■ Task goal: Determine which lines of the records include the word "this", and copy them.

**** Exercise input

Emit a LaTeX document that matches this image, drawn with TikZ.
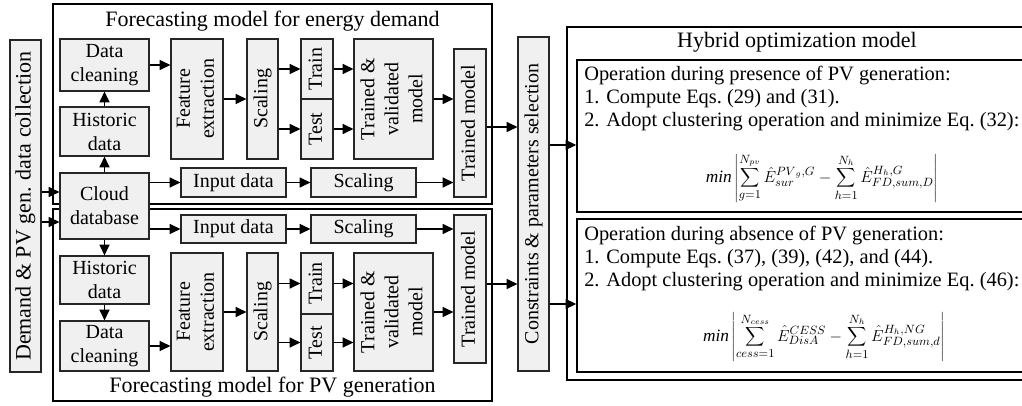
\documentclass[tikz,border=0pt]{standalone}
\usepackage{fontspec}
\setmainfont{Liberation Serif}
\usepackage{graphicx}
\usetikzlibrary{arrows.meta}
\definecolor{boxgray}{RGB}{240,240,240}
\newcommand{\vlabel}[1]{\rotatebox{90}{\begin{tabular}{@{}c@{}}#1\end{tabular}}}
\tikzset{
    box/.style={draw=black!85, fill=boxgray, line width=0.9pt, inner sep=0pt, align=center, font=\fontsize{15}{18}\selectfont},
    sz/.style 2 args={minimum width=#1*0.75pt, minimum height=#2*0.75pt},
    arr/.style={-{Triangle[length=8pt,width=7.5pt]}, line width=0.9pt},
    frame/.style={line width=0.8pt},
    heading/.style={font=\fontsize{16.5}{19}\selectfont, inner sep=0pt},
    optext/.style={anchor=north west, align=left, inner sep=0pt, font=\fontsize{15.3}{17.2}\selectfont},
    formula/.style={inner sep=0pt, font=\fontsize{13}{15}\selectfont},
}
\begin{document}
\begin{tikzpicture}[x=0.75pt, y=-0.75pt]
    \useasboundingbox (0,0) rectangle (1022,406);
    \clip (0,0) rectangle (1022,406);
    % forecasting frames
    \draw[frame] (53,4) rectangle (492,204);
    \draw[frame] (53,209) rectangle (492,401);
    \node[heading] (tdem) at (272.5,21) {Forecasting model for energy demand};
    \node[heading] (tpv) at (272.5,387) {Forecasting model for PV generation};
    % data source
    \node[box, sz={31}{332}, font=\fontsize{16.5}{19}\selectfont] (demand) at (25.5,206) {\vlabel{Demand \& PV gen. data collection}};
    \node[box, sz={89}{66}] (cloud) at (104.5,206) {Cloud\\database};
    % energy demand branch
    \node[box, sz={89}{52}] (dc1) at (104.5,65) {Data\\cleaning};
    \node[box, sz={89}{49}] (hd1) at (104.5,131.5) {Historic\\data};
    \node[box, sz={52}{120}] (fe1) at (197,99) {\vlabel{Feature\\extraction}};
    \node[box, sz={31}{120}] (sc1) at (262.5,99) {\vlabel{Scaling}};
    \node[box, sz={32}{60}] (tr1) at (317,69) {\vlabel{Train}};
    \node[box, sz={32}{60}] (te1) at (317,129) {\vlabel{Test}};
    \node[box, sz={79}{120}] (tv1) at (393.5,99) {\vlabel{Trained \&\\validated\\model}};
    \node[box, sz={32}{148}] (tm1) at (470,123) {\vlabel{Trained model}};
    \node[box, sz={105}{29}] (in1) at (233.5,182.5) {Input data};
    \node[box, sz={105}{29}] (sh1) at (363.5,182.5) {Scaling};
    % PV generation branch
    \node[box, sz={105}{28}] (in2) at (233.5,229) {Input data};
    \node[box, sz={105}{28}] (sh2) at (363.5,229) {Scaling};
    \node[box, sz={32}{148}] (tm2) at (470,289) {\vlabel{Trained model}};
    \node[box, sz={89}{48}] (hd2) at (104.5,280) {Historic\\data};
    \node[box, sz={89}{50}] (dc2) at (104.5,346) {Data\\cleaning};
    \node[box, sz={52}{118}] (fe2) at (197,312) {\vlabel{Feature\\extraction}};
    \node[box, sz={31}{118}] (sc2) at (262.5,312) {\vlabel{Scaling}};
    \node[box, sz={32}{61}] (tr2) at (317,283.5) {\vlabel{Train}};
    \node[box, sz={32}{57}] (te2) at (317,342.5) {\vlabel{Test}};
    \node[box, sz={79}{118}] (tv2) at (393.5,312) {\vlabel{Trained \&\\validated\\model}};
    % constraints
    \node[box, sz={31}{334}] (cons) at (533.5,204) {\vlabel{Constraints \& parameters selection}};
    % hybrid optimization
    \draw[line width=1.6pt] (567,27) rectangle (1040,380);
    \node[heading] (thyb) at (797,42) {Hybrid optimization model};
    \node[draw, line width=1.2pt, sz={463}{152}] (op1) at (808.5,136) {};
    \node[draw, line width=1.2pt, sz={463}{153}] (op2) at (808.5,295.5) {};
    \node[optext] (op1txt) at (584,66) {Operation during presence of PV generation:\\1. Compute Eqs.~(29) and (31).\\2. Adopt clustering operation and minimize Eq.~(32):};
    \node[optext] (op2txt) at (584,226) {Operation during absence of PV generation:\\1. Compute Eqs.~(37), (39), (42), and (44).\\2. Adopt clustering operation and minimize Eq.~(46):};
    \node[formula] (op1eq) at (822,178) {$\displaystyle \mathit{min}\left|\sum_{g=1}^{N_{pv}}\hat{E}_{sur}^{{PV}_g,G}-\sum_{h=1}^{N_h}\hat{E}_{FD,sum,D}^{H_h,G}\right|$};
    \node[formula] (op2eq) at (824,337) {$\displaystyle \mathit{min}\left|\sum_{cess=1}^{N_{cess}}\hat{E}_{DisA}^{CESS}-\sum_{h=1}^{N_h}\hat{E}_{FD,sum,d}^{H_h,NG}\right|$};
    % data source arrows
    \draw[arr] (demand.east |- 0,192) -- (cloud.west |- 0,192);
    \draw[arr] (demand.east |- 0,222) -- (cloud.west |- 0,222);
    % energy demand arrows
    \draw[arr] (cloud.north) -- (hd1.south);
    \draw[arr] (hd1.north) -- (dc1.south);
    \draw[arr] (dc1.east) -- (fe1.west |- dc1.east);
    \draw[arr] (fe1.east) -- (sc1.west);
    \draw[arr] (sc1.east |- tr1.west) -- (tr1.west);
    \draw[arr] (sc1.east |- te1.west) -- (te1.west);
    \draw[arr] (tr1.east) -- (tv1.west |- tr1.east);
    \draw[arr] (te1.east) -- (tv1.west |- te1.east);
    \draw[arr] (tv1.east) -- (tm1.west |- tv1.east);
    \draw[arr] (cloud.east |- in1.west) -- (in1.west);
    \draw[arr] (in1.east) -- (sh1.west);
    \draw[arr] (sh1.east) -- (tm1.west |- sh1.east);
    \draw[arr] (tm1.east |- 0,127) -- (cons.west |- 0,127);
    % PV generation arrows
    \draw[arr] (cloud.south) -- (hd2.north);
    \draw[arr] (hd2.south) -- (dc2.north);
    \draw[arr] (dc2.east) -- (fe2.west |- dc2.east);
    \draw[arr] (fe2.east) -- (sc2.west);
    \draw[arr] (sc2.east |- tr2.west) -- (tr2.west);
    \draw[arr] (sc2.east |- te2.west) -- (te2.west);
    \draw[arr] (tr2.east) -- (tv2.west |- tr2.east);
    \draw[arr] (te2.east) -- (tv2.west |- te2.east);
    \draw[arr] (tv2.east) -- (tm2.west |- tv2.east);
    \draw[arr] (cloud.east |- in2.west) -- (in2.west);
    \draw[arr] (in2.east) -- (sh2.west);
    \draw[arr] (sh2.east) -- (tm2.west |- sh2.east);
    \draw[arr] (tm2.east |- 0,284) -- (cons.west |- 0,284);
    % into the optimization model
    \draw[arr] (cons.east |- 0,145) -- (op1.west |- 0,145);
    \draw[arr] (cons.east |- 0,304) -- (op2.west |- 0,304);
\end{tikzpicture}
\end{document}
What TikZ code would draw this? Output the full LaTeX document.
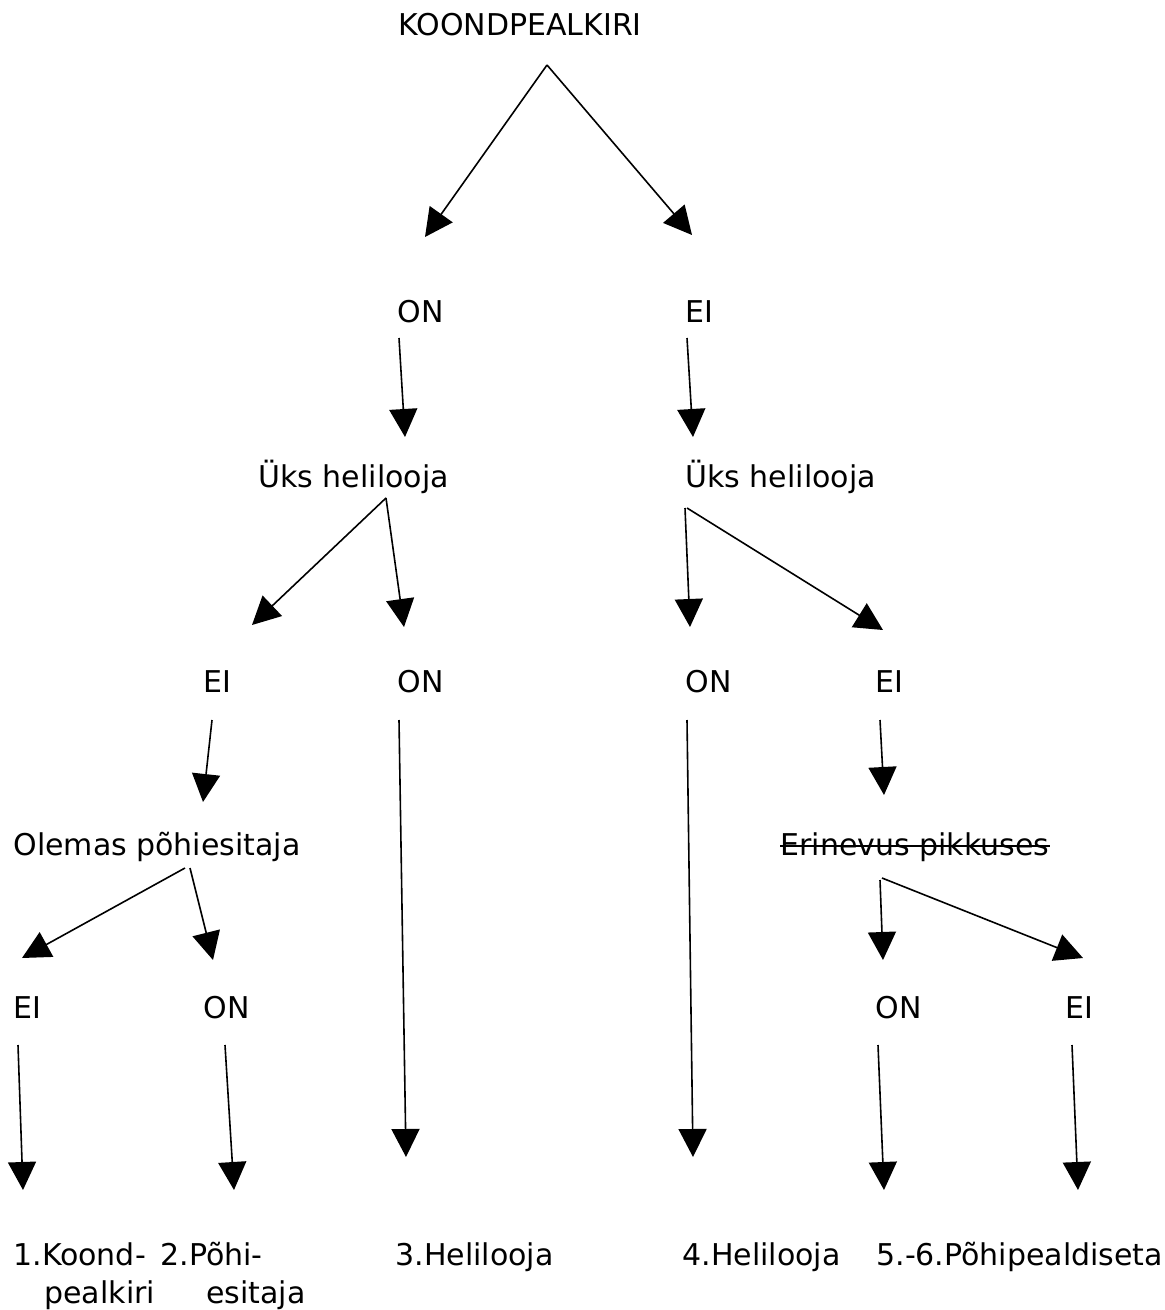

********

■ Final answer:
Emit a LaTeX document that matches this image, drawn with TikZ.
What TikZ code would draw this? Output the full LaTeX document.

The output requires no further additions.